[Items from a data source]
• • • • •
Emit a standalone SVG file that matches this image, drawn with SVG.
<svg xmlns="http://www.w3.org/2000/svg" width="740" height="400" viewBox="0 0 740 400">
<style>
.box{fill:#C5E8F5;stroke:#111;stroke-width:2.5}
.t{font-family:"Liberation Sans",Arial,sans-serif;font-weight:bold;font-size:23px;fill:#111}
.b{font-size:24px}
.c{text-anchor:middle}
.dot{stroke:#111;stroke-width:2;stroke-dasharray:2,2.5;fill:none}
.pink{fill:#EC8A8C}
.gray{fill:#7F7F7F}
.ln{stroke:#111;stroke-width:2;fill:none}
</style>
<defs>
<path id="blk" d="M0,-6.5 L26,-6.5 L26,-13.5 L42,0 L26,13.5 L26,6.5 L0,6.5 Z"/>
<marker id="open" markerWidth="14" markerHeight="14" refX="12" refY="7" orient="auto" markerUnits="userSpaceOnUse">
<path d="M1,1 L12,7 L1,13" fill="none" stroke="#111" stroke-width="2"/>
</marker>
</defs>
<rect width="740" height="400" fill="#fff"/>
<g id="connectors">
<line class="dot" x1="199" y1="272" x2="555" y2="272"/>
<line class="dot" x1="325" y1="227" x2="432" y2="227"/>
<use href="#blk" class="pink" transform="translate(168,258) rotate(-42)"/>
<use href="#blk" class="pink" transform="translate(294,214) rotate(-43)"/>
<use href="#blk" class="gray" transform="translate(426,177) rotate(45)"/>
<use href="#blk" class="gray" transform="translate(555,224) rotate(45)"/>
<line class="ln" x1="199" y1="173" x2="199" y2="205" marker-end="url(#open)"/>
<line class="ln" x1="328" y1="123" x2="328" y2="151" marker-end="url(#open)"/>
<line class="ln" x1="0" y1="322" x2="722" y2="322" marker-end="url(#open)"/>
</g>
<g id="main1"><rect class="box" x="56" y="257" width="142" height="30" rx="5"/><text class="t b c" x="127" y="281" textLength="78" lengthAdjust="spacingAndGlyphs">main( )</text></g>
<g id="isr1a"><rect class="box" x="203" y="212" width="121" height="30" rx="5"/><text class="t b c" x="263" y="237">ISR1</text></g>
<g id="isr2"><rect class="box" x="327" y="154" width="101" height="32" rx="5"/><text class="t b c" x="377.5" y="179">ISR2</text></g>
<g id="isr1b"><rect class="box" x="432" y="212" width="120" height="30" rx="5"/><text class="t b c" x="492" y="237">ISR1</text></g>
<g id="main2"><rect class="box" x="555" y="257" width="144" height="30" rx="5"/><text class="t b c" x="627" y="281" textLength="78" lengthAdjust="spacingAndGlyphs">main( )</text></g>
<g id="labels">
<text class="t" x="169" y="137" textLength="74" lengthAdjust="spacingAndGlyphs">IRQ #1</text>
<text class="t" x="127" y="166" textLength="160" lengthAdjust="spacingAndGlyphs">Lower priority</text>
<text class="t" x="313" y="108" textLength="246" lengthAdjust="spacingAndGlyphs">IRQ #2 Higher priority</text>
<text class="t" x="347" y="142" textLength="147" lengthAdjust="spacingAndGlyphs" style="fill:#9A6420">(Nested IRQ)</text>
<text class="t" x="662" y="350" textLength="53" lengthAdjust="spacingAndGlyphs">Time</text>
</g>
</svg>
• • • • •
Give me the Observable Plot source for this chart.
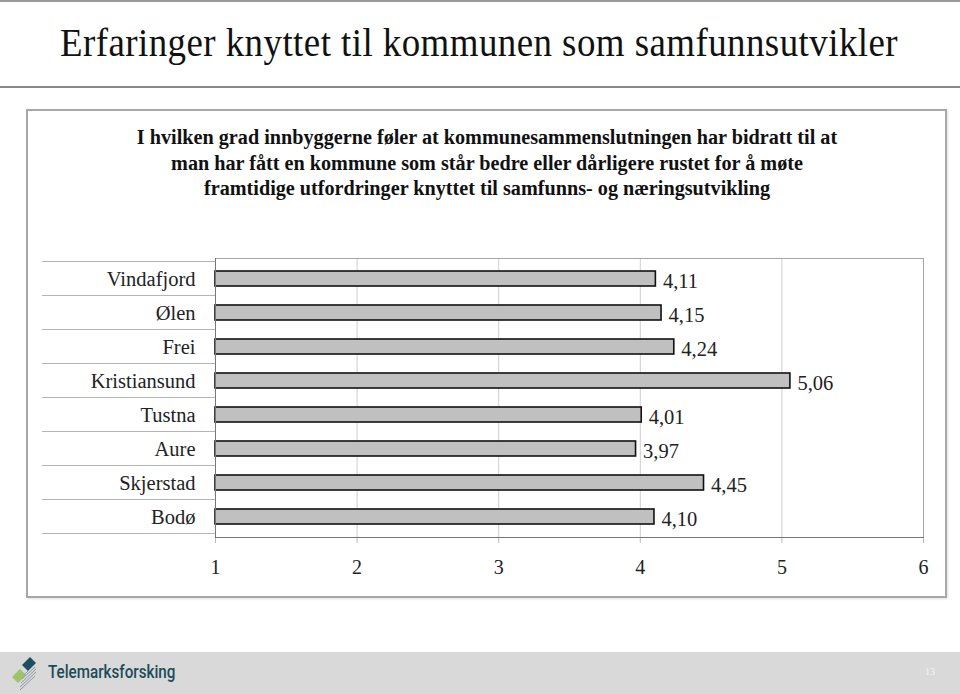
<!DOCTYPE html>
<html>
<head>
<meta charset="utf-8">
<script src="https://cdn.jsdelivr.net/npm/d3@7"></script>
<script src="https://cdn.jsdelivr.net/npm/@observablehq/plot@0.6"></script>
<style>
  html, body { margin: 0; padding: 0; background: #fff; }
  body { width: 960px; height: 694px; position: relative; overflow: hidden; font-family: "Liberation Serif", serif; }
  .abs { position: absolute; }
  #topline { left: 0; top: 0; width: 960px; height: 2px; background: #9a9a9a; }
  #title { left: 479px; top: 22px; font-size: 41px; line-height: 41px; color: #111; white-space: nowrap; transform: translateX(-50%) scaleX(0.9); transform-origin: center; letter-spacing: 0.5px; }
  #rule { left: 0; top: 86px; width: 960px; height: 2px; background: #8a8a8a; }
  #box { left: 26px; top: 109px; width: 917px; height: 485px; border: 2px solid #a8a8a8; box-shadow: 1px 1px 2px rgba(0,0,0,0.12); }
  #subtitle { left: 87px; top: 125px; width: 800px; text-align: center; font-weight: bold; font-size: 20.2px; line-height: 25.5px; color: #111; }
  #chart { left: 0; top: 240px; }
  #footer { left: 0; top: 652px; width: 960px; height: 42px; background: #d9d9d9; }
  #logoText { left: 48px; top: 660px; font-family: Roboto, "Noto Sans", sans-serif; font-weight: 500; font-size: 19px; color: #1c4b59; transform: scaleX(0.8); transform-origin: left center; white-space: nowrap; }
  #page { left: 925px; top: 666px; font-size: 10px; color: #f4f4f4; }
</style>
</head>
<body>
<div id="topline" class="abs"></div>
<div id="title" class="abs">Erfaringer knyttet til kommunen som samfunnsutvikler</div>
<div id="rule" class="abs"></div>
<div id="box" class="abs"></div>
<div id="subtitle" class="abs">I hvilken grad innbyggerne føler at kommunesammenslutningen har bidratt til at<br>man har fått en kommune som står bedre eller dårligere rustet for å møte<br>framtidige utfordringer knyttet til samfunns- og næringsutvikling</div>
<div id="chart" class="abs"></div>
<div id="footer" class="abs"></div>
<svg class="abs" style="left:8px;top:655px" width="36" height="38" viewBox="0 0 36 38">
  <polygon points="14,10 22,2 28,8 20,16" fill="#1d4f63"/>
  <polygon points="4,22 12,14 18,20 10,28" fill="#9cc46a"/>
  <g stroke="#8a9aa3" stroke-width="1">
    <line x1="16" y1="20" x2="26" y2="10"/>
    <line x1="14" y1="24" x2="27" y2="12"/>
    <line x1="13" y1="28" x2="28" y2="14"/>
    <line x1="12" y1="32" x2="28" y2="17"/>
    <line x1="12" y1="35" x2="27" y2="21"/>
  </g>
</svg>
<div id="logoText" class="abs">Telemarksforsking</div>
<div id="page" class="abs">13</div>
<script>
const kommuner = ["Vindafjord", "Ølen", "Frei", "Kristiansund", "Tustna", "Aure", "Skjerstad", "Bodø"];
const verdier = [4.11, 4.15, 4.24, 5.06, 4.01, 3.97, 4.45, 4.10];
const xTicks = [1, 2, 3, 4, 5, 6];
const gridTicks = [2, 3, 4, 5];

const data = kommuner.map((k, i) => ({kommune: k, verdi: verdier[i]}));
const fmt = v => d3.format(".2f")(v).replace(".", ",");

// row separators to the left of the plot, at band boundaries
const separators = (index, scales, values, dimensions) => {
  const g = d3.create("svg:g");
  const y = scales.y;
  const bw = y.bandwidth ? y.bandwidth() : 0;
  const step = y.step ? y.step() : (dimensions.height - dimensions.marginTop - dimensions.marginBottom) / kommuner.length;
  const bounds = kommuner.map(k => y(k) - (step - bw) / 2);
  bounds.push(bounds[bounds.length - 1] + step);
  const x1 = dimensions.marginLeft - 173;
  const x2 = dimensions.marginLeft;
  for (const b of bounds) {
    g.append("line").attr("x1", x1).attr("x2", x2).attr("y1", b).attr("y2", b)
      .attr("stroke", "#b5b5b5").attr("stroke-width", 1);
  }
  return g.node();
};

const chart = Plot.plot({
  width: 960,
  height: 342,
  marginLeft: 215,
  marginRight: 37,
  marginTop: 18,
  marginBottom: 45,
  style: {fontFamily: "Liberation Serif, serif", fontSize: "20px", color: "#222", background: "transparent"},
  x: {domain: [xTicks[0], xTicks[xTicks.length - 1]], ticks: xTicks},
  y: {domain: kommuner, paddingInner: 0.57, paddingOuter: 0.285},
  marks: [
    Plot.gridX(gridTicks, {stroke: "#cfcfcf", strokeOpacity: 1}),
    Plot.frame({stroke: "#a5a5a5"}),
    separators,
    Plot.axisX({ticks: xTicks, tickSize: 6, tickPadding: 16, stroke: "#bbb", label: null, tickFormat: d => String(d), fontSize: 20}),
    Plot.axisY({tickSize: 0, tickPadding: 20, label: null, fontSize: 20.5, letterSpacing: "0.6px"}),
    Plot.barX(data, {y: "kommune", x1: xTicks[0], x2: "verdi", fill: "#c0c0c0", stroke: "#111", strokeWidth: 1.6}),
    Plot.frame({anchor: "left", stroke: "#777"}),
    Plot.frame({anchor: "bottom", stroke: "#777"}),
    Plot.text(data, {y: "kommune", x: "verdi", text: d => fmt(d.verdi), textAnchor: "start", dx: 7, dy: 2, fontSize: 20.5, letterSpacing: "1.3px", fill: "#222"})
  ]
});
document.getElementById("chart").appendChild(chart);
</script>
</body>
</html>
• • • • •
(Job) Count every line bearing the word "this"; report the total only.

(Result) 2